Piccole revisioni di questo tipo potrebbero mantenere la barca a galla, se la controrivoluzione fosse così gentile da restare ferma dove era mezzo secolo fa. Ma anche i gruppi della sinistra del capitale sentono il vento e si adeguano. Chi - in particolare Programma Comunista -pensa di avere fatto chissà quale audace salto rivoluzionario dichiarando che “in prospettiva” il suo lavoro si svolgerà sempre fuori dai sindacati attuali, non ha che da andarsi a leggere le Tesi sindacali di un gruppo chiaramente controrivoluzionario come il trotzkista GOR[5]:

“Quando soltanto una minuscola parte degli operai di avanguardia vive nei sindacati, allora la lotta per una tendenza sindacale costituisce una parte quasi insignificante della nostra battaglia complessiva”. (Il Comunista n.10, marzo 83) con tutti gli scossoni ed i riarrangiamenti subiti in questi anni, le posizioni della maggioranza dei gruppi rivoluzionari in Italia (e nel mondo) non sono sufficienti a costituire una chiara barriera contro 1’infiltrazione nel movimento operaio di un nuovo sindacalismo di base, cento volte più pericoloso di quello precedente, perché capace di vestire panni anti-sindacali, quando occorra. Perché questa manovra della borghesia sia sventata è indispensabile che dovunque la voce dei comunisti possa raggiungere settori operai, si esprima già da oggi con una denuncia implacabile di quello che domani apparirà chiaro agli occhi di milioni di operai.

Beyle



[1] Vedi “II Comitato Cassintegrati Alfa... facente funzioni di sindacato” in Rivoluzione Internazionale n°29.

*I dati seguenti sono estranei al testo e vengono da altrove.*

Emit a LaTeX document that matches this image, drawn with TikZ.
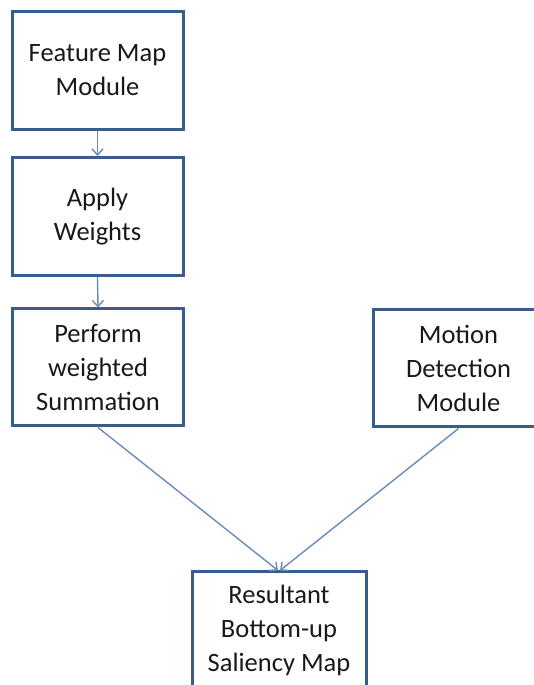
\documentclass[tikz,border=0pt]{standalone}
\usepackage{fontspec}
\setmainfont{Carlito}
\usetikzlibrary{arrows.meta}
\definecolor{boxline}{RGB}{56,93,138}
\definecolor{arrowline}{RGB}{106,140,186}
\begin{document}
\begin{tikzpicture}[x=1pt,y=1pt,
  stepbox/.style={draw=boxline, line width=3pt, fill=white, align=center,
    minimum width=171pt, minimum height=118pt, inner sep=0pt,
    font=\fontsize{26.5}{34}\selectfont, text=black!90},
  link/.style={draw=arrowline, line width=1.4pt,
    -{Straight Barb[length=6pt,width=11pt]}}]
\useasboundingbox (0,0) rectangle (534,685);
% left column of processing steps
\node[stepbox] (fm) at (97.5,614.5) {Feature Map\\Module};
\node[stepbox] (aw) at (97.5,468.5) {Apply\\Weights};
\node[stepbox, minimum height=117pt] (pw) at (98,317.5) {Perform\\weighted\\Summation};
% motion branch on the right
\node[stepbox, minimum height=117pt] (md) at (458.5,316.5) {Motion\\Detection\\Module};
% combined output
\node[stepbox, minimum width=174pt, minimum height=117pt] (rs) at (279,54.5) {Resultant\\Bottom-up\\Saliency Map};
\draw[link] (fm.south) -- (aw.north);
\draw[link] (aw.south) -- (pw.north);
\draw[link] (pw.south) -- ([xshift=-1pt]rs.north);
\draw[link] (md.south) -- ([xshift=1pt]rs.north);
\end{tikzpicture}
\end{document}
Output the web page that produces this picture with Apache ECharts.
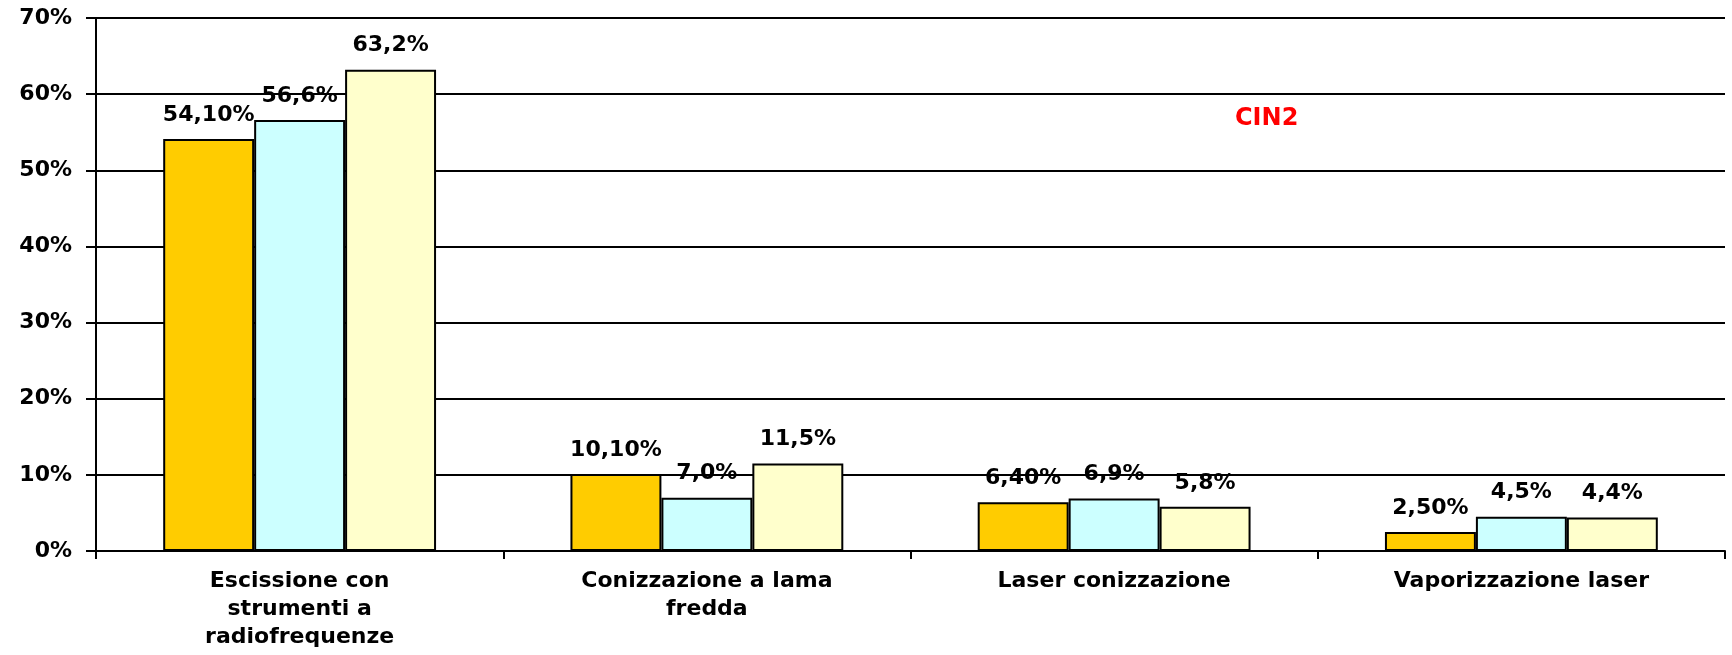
<!DOCTYPE html>
<html>
<head>
<meta charset="utf-8">
<title>CIN2</title>
<script src="https://cdn.jsdelivr.net/npm/echarts@6/dist/echarts.min.js"></script>
<style>
  html, body { margin: 0; padding: 0; background: #fff; }
  #chart { width: 1732px; height: 655px; }
</style>
</head>
<body>
<div id="chart"></div>
<script>
  var categories = ['Escissione con\nstrumenti a\nradiofrequenze', 'Conizzazione a lama\nfredda', 'Laser conizzazione', 'Vaporizzazione laser'];
  var serie1 = [54.1, 10.1, 6.4, 2.5];
  var serie2 = [56.6, 7.0, 6.9, 4.5];
  var serie3 = [63.2, 11.5, 5.8, 4.4];
  var yTicks = [0, 10, 20, 30, 40, 50, 60, 70];

  var font = 'DejaVu Sans';
  var colors = ['#ffcc00', '#ccffff', '#ffffcc'];
  // decimali stampati nelle etichette (la prima serie ne usa due)
  var decimals = [2, 1, 1];

  function makeSerie(name, data, i) {
    return {
      name: name,
      type: 'bar',
      barGap: 0,
      barCategoryGap: '33%',
      data: data,
      itemStyle: {
        color: colors[i],
        borderColor: '#000',
        borderWidth: 2
      },
      label: {
        show: true,
        position: 'top',
        distance: 13,
        color: '#000',
        fontFamily: font,
        fontWeight: 'bold',
        fontSize: 22,
        formatter: function (p) {
          return p.value.toFixed(decimals[i]).replace('.', ',') + '%';
        }
      }
    };
  }

  var myChart = echarts.init(document.getElementById('chart'));
  var option = {
    animation: false,
    backgroundColor: '#fff',
    grid: {
      left: 96,
      right: 7,
      top: 18,
      bottom: 104
    },
    xAxis: {
      type: 'category',
      data: categories,
      axisLine: { lineStyle: { color: '#000', width: 2 } },
      axisTick: { show: true, length: 8, lineStyle: { color: '#000', width: 2 } },
      axisLabel: {
        margin: 16,
        color: '#000',
        fontFamily: font,
        fontWeight: 'bold',
        fontSize: 22,
        lineHeight: 28,
        interval: 0
      }
    },
    yAxis: {
      type: 'value',
      min: yTicks[0],
      max: yTicks[yTicks.length - 1],
      interval: 10,
      axisLine: { show: true, lineStyle: { color: '#000', width: 2 } },
      axisTick: { show: true, length: 10, lineStyle: { color: '#000', width: 2 } },
      axisLabel: {
        margin: 24,
        color: '#000',
        fontFamily: font,
        fontWeight: 'bold',
        fontSize: 22,
        formatter: '{value}%'
      },
      splitLine: { lineStyle: { color: '#000', width: 2 } }
    },
    graphic: [{
      type: 'text',
      left: 1235,
      top: 107,
      style: {
        text: 'CIN2',
        fill: '#ff0000',
        font: 'bold 24px "DejaVu Sans"'
      }
    }],
    series: [
      makeSerie('Serie 1', serie1, 0),
      makeSerie('Serie 2', serie2, 1),
      makeSerie('Serie 3', serie3, 2)
    ]
  };
  myChart.setOption(option);
</script>
</body>
</html>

[2] Operai Contro, c.p. 17168, 20170, Milano Leoncavallo.

[3] “Agit-Prop, giornale per l’organizzazione comunista operaia rivoluzionaria”, c/o Centro di Documentazione via D’Aquino 158, 74100 Taranto.

[4] Vedi l’articolo su “I Nuclei e la questione sindacale” in Rivoluzione Internazionale n. 26 e 28.

[5] Gruppo Operaio Rivoluzionario c/o L. Fucchi, C.P. 1022, 10100 Torino. La sua natura controrivoluzionaria è definita dallo spartiacque decisivo del disfattismo rivoluzionario: il GOR è per la difesa incondizionata dell’URSS e per il sostegno critico dell’invasione dell’Afghanistan.